Ya se prevé que esas imaginaciones, aguijadas
por el horror del hambre cierta, inevitable, han de ejercer con tremenda
rapidez su obra destructora. Casi toda la vida de los cinco reos se reconcentra
en su mente poblada de espectros. Al principio, la cara desencajada del Conde,
al oír clavar la puerta de la torre, y el transporte de pavor de Anselmuccio.
Luego apenas algún súbito gesto de ira impotente, luego el estupor, el estupor
completo que los envuelve como una mortaja de piedra. El silencio profundo que
los circunda, la mudez azorada en que permanecen día tras día, producen una impresión
mucho más honda, de la que pudieran lograr las más dolorosas imprecaciones.
Pero ese efecto artístico admirable adquiere
ahora nuevo valor, viendo con qué exactitud corresponde a las observaciones
hechas por la ciencia moderna. En cambio, vamos a ver cómo puede engañarse la
historia.
Al referir el famoso cronista Villami el mismo
horroroso suceso, dice que, antes de morir, el Conde comenzó a gritar, pidiendo
confesión. Sucumbió Ugolino a los ocho días de habérsele privado del alimento
después de siete de estupefacción y al cabo de dos de estar casi ciego y exánime.

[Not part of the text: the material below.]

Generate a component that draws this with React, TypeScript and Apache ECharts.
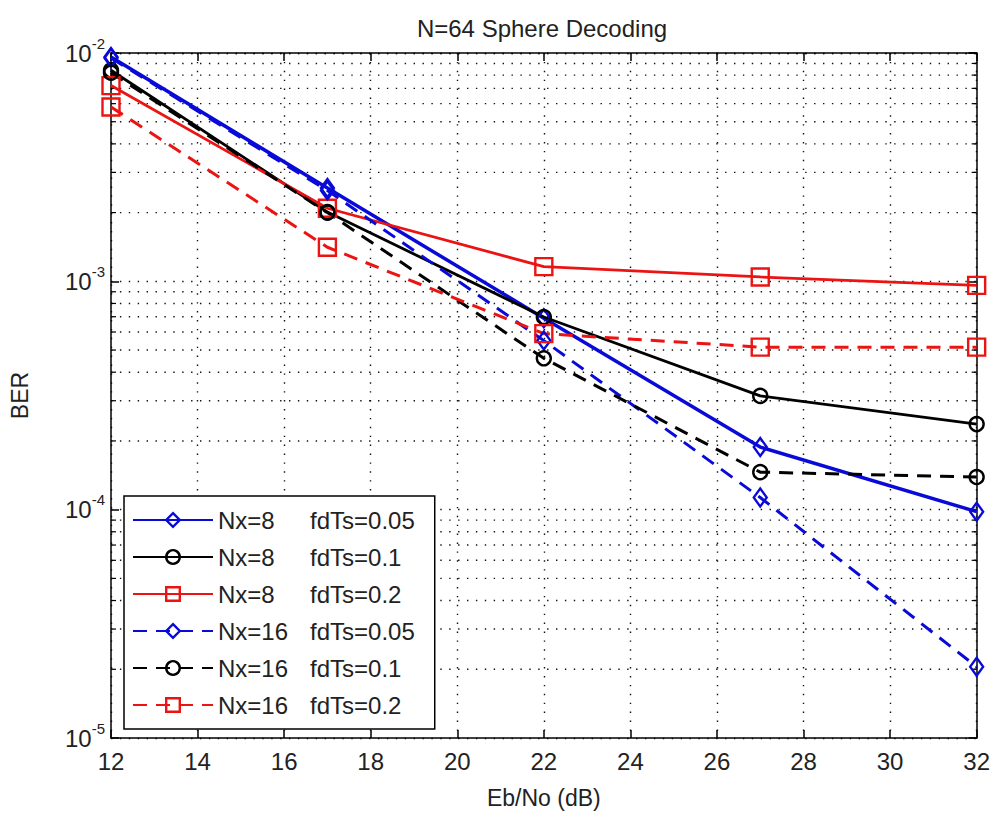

Esta es la descripción del poeta; y parece seguir paso a paso las que han hecho
en nuestros tiempos los observadores. A los ocho días de los tormentos del hambre,
¿podría conservar un anciano el espíritu y la voz tan enteros, que se oyeran y
distinguieran sus palabras a través de los muros de una torre con la puerta
clavada? Bien advertimos que el poeta resulta más cerca de la verdad que el
historiador.
Revista de la Facultad de Letras y Ciencias (La Habana), año IV, Nº 2 (1907), pp. 29-30.